Why aren't organizations providing that kind of education to their leaders?
Hewertson: It's beginning to change. People know they need it, they just don't know how to get it. But here are the challenges organizations have, especially growing ones, and especially with the Millennials and the up-and-coming young folks who never got that training: They're promoting people too fast, who aren't ready, who haven't had the experience even on a small scale -- are smart but who don't know how to lead. This is not new; it's just very obvious right now as more and more of the younger generation are taking over leadership roles.
They don't have a strong or a large HR function and their HR function is usually a personnel office that manages paperwork and does some training on technical skills. They don't have the expertise or the human power to pull off a high-quality leadership program. Very few organizations have that.
You mentioned the Millennials: With all of the technology that's infiltrating businesses and with this surge in globalization and remote employee workforces, are there new or different skills leaders need to hone?
Hewertson: Yes and no. Yes, I think leaders need to get savvy about how best to use technology to bring their teams together, especially when they're disbursed all over the place. Leaders in IT, and certainly CIOs, have to be incredibly agile and really on top of what the needs are -- employee as well as industry needs. And they have to communicate well while they're doing it.

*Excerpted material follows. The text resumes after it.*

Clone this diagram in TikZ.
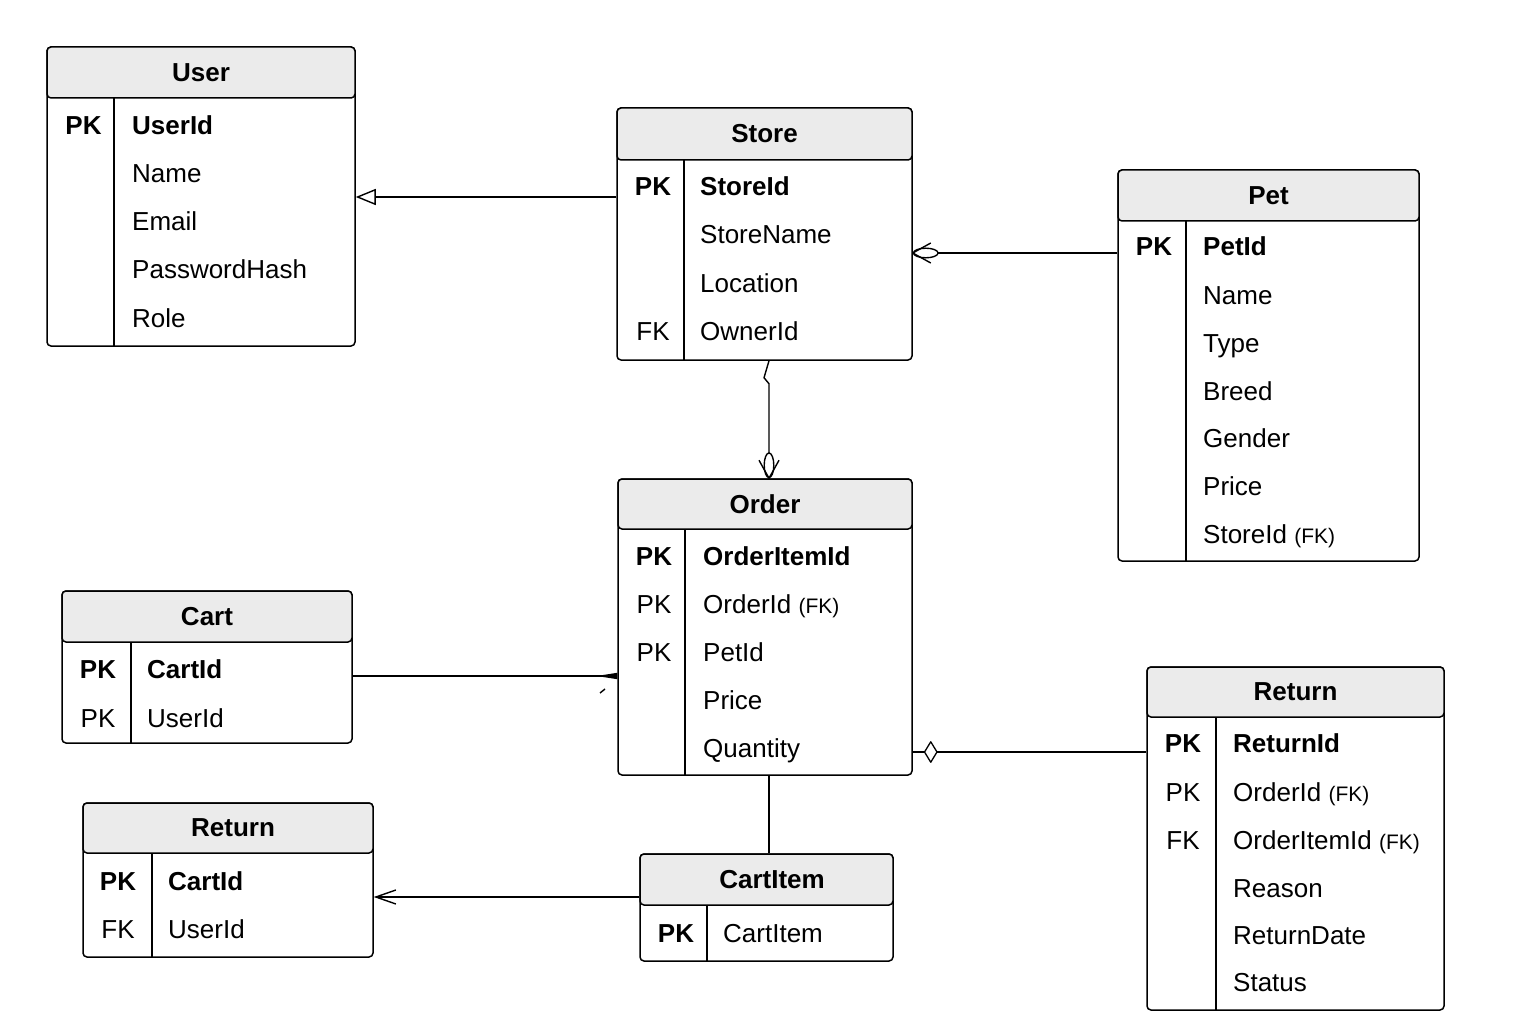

This gets to the 'no' part of the question: They still have to lead the same way everyone else leads. They have to ask their people what they need, they have to know what motivates people, they have to understand what's working for their employees, what's not; what their employees are doing well, what they aren't doing well; they still have to have expectations and accountability. How they do it may have to change because of the technology, but that's always been the case.